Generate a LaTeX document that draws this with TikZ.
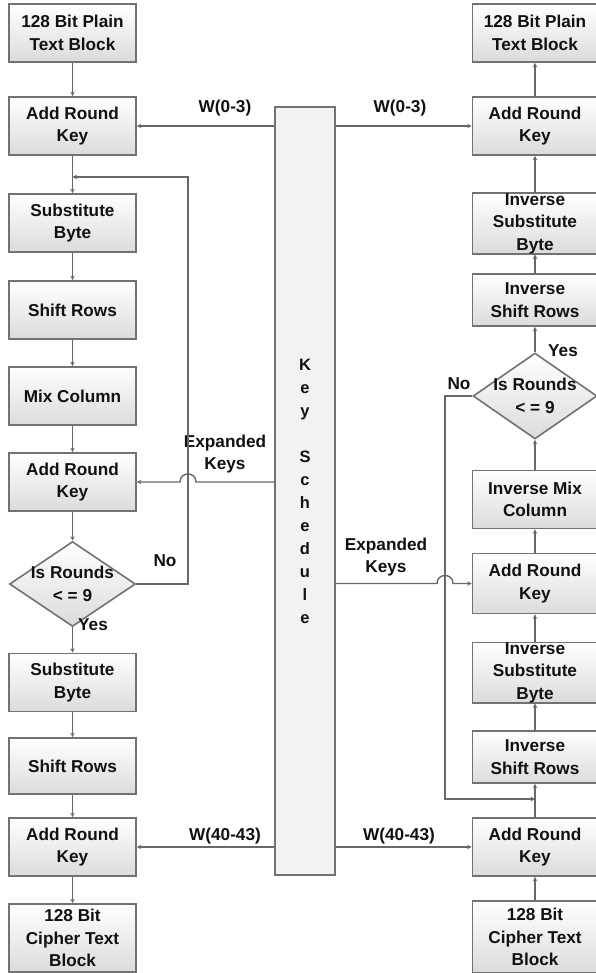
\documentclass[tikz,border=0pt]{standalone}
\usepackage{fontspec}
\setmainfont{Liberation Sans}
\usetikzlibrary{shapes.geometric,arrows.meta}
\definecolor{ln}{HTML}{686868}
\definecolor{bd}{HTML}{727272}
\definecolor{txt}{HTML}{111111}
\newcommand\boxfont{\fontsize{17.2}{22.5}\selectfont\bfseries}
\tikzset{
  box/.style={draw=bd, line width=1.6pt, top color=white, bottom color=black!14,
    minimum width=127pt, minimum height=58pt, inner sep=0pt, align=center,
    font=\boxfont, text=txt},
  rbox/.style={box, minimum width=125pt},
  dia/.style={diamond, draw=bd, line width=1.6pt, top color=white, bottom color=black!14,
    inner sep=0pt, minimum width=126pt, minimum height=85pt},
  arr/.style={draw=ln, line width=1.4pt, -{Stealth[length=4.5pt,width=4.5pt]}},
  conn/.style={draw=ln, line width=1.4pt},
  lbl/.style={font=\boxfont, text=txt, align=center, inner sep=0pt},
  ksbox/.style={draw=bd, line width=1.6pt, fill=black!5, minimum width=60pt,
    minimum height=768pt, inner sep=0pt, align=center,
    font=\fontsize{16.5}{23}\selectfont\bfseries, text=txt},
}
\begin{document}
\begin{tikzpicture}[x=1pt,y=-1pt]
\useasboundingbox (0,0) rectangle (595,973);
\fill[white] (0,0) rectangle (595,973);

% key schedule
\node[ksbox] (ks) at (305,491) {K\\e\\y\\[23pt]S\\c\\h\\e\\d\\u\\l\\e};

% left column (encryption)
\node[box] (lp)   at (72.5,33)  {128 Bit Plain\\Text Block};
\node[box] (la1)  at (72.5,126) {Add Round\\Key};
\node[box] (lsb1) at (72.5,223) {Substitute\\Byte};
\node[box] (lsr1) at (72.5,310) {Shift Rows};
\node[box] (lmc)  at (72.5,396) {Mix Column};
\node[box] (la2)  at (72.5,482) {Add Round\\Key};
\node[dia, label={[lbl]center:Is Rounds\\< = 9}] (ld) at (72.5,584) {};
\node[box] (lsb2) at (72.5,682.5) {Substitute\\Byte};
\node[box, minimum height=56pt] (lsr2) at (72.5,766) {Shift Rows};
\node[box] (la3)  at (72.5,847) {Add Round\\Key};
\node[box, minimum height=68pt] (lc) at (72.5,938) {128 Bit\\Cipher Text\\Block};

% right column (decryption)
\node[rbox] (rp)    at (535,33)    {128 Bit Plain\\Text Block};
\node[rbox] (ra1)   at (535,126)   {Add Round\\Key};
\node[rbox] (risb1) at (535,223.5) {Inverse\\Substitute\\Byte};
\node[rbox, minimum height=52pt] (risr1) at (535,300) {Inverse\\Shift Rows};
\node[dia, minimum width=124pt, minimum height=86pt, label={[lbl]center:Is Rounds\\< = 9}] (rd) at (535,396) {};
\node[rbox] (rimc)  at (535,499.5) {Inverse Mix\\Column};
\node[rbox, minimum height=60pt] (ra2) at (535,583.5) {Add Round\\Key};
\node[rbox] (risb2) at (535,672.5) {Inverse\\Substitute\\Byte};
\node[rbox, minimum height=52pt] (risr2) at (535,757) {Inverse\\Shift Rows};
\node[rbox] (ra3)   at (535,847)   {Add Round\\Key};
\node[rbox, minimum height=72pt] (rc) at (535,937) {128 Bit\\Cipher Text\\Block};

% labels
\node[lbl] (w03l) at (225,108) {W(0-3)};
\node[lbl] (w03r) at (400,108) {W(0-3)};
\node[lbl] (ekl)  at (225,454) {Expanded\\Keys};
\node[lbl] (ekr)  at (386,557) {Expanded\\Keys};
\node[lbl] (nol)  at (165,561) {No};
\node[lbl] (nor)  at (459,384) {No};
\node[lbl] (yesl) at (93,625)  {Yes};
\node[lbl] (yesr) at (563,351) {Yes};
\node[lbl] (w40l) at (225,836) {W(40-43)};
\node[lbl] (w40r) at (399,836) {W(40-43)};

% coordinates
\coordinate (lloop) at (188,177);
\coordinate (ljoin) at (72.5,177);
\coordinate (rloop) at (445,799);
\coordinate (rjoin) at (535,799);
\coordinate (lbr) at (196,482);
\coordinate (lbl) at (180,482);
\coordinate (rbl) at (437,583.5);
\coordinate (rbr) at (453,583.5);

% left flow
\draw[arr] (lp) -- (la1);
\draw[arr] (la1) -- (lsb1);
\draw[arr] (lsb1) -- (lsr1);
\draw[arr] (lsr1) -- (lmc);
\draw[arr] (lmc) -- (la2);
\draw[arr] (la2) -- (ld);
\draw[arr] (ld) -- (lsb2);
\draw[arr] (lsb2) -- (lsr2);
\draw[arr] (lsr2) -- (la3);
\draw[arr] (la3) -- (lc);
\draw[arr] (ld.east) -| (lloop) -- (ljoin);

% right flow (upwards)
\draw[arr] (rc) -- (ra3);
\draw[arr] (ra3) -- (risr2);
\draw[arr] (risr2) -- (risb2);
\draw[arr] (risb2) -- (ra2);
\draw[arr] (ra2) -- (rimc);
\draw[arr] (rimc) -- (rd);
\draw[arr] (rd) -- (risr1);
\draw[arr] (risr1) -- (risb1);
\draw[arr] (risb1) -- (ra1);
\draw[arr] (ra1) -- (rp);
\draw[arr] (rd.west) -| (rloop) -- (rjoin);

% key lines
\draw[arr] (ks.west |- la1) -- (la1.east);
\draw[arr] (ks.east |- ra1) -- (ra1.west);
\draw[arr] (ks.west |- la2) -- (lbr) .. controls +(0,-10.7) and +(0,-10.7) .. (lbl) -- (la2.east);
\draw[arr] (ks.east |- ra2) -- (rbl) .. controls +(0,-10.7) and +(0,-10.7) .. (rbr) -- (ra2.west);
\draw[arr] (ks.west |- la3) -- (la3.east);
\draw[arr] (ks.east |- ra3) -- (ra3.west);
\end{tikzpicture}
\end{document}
####################
* **Your task**
From the first line of the material down to the line containing "minimum height=68pt] (lc)", inclusive, return each line exactly, skipping any picture.

* **The result**
Generate a LaTeX document that draws this with TikZ.
\documentclass[tikz,border=0pt]{standalone}
\usepackage{fontspec}
\setmainfont{Liberation Sans}
\usetikzlibrary{shapes.geometric,arrows.meta}
\definecolor{ln}{HTML}{686868}
\definecolor{bd}{HTML}{727272}
\definecolor{txt}{HTML}{111111}
\newcommand\boxfont{\fontsize{17.2}{22.5}\selectfont\bfseries}
\tikzset{
  box/.style={draw=bd, line width=1.6pt, top color=white, bottom color=black!14,
    minimum width=127pt, minimum height=58pt, inner sep=0pt, align=center,
    font=\boxfont, text=txt},
  rbox/.style={box, minimum width=125pt},
  dia/.style={diamond, draw=bd, line width=1.6pt, top color=white, bottom color=black!14,
    inner sep=0pt, minimum width=126pt, minimum height=85pt},
  arr/.style={draw=ln, line width=1.4pt, -{Stealth[length=4.5pt,width=4.5pt]}},
  conn/.style={draw=ln, line width=1.4pt},
  lbl/.style={font=\boxfont, text=txt, align=center, inner sep=0pt},
  ksbox/.style={draw=bd, line width=1.6pt, fill=black!5, minimum width=60pt,
    minimum height=768pt, inner sep=0pt, align=center,
    font=\fontsize{16.5}{23}\selectfont\bfseries, text=txt},
}
\begin{document}
\begin{tikzpicture}[x=1pt,y=-1pt]
\useasboundingbox (0,0) rectangle (595,973);
\fill[white] (0,0) rectangle (595,973);

% key schedule
\node[ksbox] (ks) at (305,491) {K\\e\\y\\[23pt]S\\c\\h\\e\\d\\u\\l\\e};

% left column (encryption)
\node[box] (lp)   at (72.5,33)  {128 Bit Plain\\Text Block};
\node[box] (la1)  at (72.5,126) {Add Round\\Key};
\node[box] (lsb1) at (72.5,223) {Substitute\\Byte};
\node[box] (lsr1) at (72.5,310) {Shift Rows};
\node[box] (lmc)  at (72.5,396) {Mix Column};
\node[box] (la2)  at (72.5,482) {Add Round\\Key};
\node[dia, label={[lbl]center:Is Rounds\\< = 9}] (ld) at (72.5,584) {};
\node[box] (lsb2) at (72.5,682.5) {Substitute\\Byte};
\node[box, minimum height=56pt] (lsr2) at (72.5,766) {Shift Rows};
\node[box] (la3)  at (72.5,847) {Add Round\\Key};
\node[box, minimum height=68pt] (lc) at (72.5,938) {128 Bit\\Cipher Text\\Block};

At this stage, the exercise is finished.